Main Tricks Introduced by DAPO

1. Clip Higher

In normal PPO, clipping limits how much probabilities of actions (tokens) can change. This often hurts low-probability (exploratory) tokens.

DAPO separates the clipping thresholds:

Sets a smaller lower bound (ε_low = 0.2)
But increases the upper bound (ε_high = 0.28)

This lets low-probability tokens grow more, encouraging exploration and avoiding entropy collapse.

2. Dynamic Sampling: Keep Training Signals Useful

When all sampled answers to a prompt are perfect (accuracy = 1), their reward variance is 0 — no gradient, wasted compute.

Fix: Dynamically filter out samples where all responses are either perfect or completely wrong (accuracy = 0 or 1). Only prompts with partial success (some right, some wrong) are kept. This ensures gradient updates always have a signal.

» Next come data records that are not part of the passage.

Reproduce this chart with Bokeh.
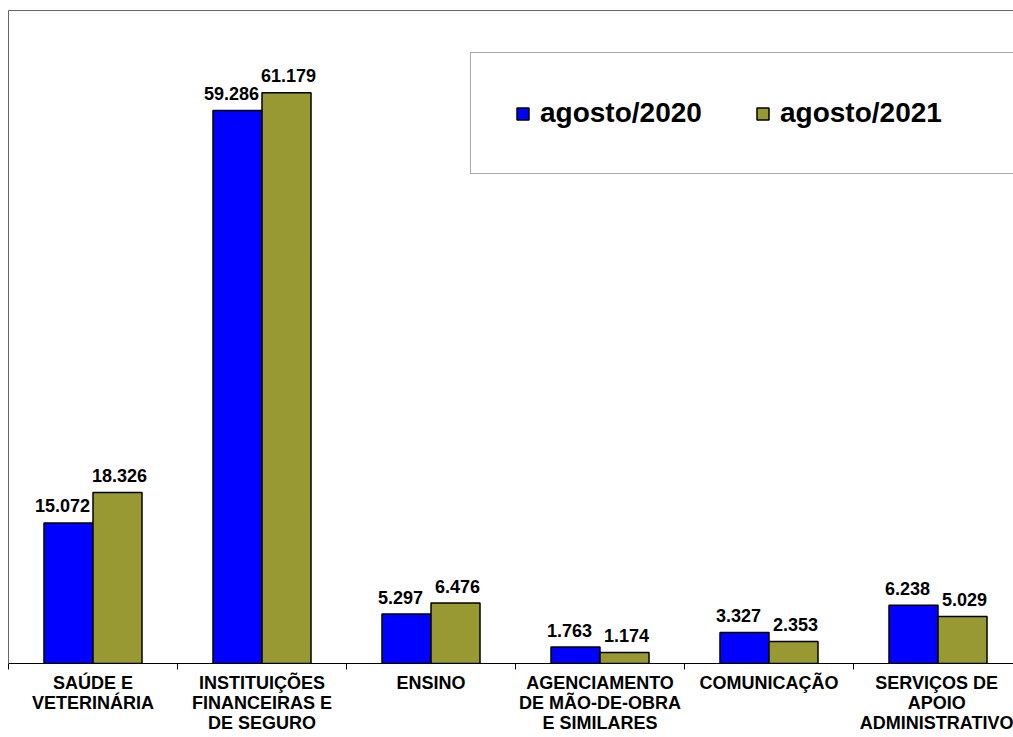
from bokeh.plotting import figure
from bokeh.models import (Range1d, FixedTicker, LinearAxis, ColumnDataSource, Legend, LegendItem)
from bokeh.transform import dodge
from bokeh.core.properties import value
from bokeh.embed import file_html
from bokeh.resources import INLINE

categories = ["SAÚDE E\nVETERINÁRIA", "INSTITUIÇÕES\nFINANCEIRAS E\nDE SEGURO", "ENSINO",
              "AGENCIAMENTO\nDE MÃO-DE-OBRA\nE SIMILARES", "COMUNICAÇÃO",
              "SERVIÇOS DE\nAPOIO\nADMINISTRATIVO"]
series_names = ["agosto/2020", "agosto/2021"]
ago2020 = [15072, 59286, 5297, 1763, 3327, 6238]
ago2021 = [18326, 61179, 6476, 1174, 2353, 5029]

FONT = "Liberation Sans"
BLUE = "#0000FF"
OLIVE = "#999933"

def fmt(v):
    return f"{v:,}".replace(",", ".")

idx = list(range(len(categories)))
src = ColumnDataSource(dict(
    x=idx, a=ago2020, b=ago2021,
    la=[fmt(v) for v in ago2020], lb=[fmt(v) for v in ago2021],
))

W, H = 1013, 737
left, top, bottom = 8, 10, 74
cat_px = 169
frame_w = W - left
x_end = -0.5 + frame_w / cat_px

p = figure(width=W, height=H, output_backend="svg", toolbar_location=None,
           x_range=Range1d(-0.5, x_end), y_range=Range1d(0, 70000),
           min_border_left=left, min_border_top=top, min_border_bottom=bottom,
           min_border_right=0, x_axis_location=None, y_axis_location=None)
p.outline_line_color = None
p.grid.visible = False
p.background_fill_color = "white"
p.border_fill_color = "white"

bw = 0.29
r1 = p.vbar(x=dodge("x", -bw / 2, range=p.x_range), top="a", width=bw, source=src,
            fill_color=BLUE, line_color="black", line_width=1.5)
r2 = p.vbar(x=dodge("x", bw / 2, range=p.x_range), top="b", width=bw, source=src,
            fill_color=OLIVE, line_color="black", line_width=1.5)

p.text(x=dodge("x", -bw / 2, range=p.x_range), y="a", text="la", source=src,
       text_font=value(FONT), text_font_style="bold", text_font_size="18px",
       text_align="center", text_baseline="alphabetic", x_offset=-6, y_offset=-17,
       text_color="black")
p.text(x=dodge("x", bw / 2, range=p.x_range), y="b", text="lb", source=src,
       text_font=value(FONT), text_font_style="bold", text_font_size="18px",
       text_align="center", text_baseline="alphabetic", x_offset=2, y_offset=-17,
       text_color="black")

# bottom category axis
xa = LinearAxis(ticker=FixedTicker(ticks=idx, minor_ticks=[i - 0.5 for i in idx] + [len(idx) - 0.5]))
xa.major_label_overrides = {i: c for i, c in zip(idx, categories)}
xa.major_label_text_font = FONT
xa.major_label_text_font_style = "bold"
xa.major_label_text_font_size = "18px"
xa.major_label_text_line_height = 1.02
xa.major_label_text_color = "black"
xa.major_label_standoff = 3
xa.major_tick_line_color = None
xa.major_tick_in = 0
xa.major_tick_out = 0
xa.minor_tick_line_color = "black"
xa.minor_tick_in = 0
xa.minor_tick_out = 6
xa.axis_line_color = "black"
xa.axis_line_width = 1
p.add_layout(xa, "below")

# left & top frame lines
for loc in ("left", "above"):
    ax = LinearAxis(ticker=FixedTicker(ticks=[]))
    ax.major_label_text_font_size = "0px"
    ax.major_label_standoff = 0
    ax.major_tick_in = 0
    ax.major_tick_out = 0
    ax.minor_tick_in = 0
    ax.minor_tick_out = 0
    ax.axis_line_color = "#666666"
    p.add_layout(ax, loc)

legend = Legend(items=[LegendItem(label=series_names[0], renderers=[r1]),
                       LegendItem(label=series_names[1], renderers=[r2])],
                orientation="horizontal", location=(462, 489))
legend.label_text_font = FONT
legend.label_text_font_style = "bold"
legend.label_text_font_size = "28px"
legend.label_text_line_height = 1.0
legend.label_text_color = "black"
legend.glyph_width = 15
legend.glyph_height = 15
legend.label_standoff = 10
legend.spacing = 15
legend.padding = 44
legend.margin = 0
legend.label_width = 200
legend.border_line_color = "#555555"
legend.border_line_width = 1
legend.background_fill_color = "white"
legend.background_fill_alpha = 1
p.add_layout(legend, "center")

open("out.html", "w").write(file_html(p, INLINE))
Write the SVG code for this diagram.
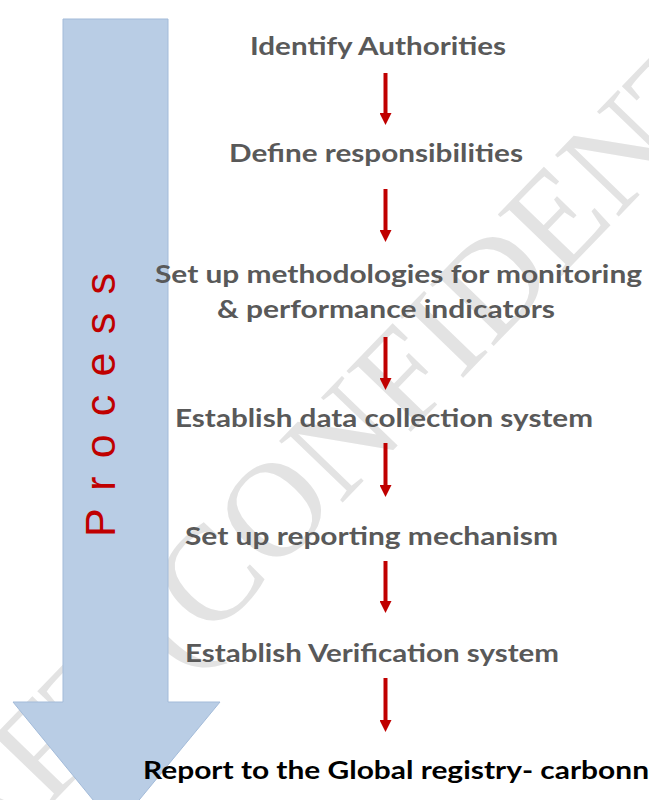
<svg xmlns="http://www.w3.org/2000/svg" width="649" height="800" viewBox="0 0 649 800">
  <style>
    .step { font-family: Lato, "Open Sans", "Liberation Sans", sans-serif; font-weight: 700; font-size: 25.5px; fill: #595959; }
    .final { fill: #000000; }
    .flow { stroke: #c00000; stroke-width: 4; fill: none; }
    .band { fill: #b9cde5; stroke: #a3bbd9; stroke-width: 1; }
    .band-label { font-family: "Liberation Sans", Arial, sans-serif; font-size: 43px; fill: #c00000; }
    .mark { font-family: "Liberation Serif", "Times New Roman", serif; font-size: 135px; fill: #e3e3e3; }
  </style>
  <defs>
    <marker id="head" viewBox="0 0 12 12" markerWidth="12" markerHeight="12" markerUnits="userSpaceOnUse" refX="0" refY="6" orient="auto">
      <path d="M0,0 L12,6 L0,12 Z" fill="#c00000"/>
    </marker>
  </defs>

  <rect width="649" height="800" fill="#ffffff"/>

  <!-- diagonal watermark -->
  <g id="watermark">
    <text class="mark" transform="translate(-150.8,1013.4) rotate(-46)">DRAFT (CONFIDENTIAL)</text>
  </g>

  <!-- big process band arrow -->
  <g id="process">
    <path class="band" d="M63,19 H168 V702 H220 L116,828 L13,702 H63 Z"/>
    <text class="band-label" transform="translate(115,537) rotate(-90)" textLength="264" lengthAdjust="spacing">P r o c e s s</text>
  </g>

  <!-- steps -->
  <g id="step1"><text class="step" x="250" y="55" textLength="256" lengthAdjust="spacingAndGlyphs">Identify Authorities</text></g>
  <g id="step2"><text class="step" x="229" y="162" textLength="294" lengthAdjust="spacingAndGlyphs">Define responsibilities</text></g>
  <g id="step3">
    <text class="step" x="155" y="283" textLength="487" lengthAdjust="spacingAndGlyphs">Set up methodologies for monitoring</text>
    <text class="step" x="217" y="318" textLength="338" lengthAdjust="spacingAndGlyphs">&amp; performance indicators</text>
  </g>
  <g id="step4"><text class="step" x="175" y="427" textLength="418" lengthAdjust="spacingAndGlyphs">Establish data collection system</text></g>
  <g id="step5"><text class="step" x="185" y="545" textLength="373" lengthAdjust="spacingAndGlyphs">Set up reporting mechanism</text></g>
  <g id="step6"><text class="step" x="185" y="662" textLength="374" lengthAdjust="spacingAndGlyphs">Establish Verification system</text></g>
  <g id="step7"><text class="step final" x="143" y="779" textLength="506" lengthAdjust="spacingAndGlyphs">Report to the Global registry- carbonn</text></g>

  <!-- connectors -->
  <g id="connectors">
    <line class="flow" x1="385.5" y1="73" x2="385.5" y2="113" marker-end="url(#head)"/>
    <line class="flow" x1="385.5" y1="189" x2="385.5" y2="230" marker-end="url(#head)"/>
    <line class="flow" x1="385.5" y1="337" x2="385.5" y2="378" marker-end="url(#head)"/>
    <line class="flow" x1="385.5" y1="443" x2="385.5" y2="485" marker-end="url(#head)"/>
    <line class="flow" x1="385.5" y1="561" x2="385.5" y2="601" marker-end="url(#head)"/>
    <line class="flow" x1="385.5" y1="678" x2="385.5" y2="720" marker-end="url(#head)"/>
  </g>
</svg>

3. Token-Level Policy Gradient Loss: Fair Weighting

Problem: In GRPO, long responses (more tokens) get averaged down. So high-quality long answers or bad long answers don't get proper credit or blame.

Fix: Switch from sample-level loss (per-response) to token-level loss. This gives:

More precise gradient updates
Better handling of reasoning sequences of different lengths
Penalizes gibberish in long outputs

4. Overlong Reward Shaping: Tame Long Responses

Problem: Some outputs exceed max length and get truncated. Penalizing them harshly introduces reward noise, even if the reasoning was fine.

Fix:

First, mask overlong samples from loss entirely
Then, apply a Soft Overlong Penalty: gradually reduce reward the longer it gets past a threshold (rather than hard-cutting it)

This stabilizes training and avoids penalizing complex reasoning unfairly.

These are the notes I took while trying to understand how reasoning models are trained. A lot of the visible improvements in reasoning performance seem tightly connected to these post-training RL details rather than just larger models.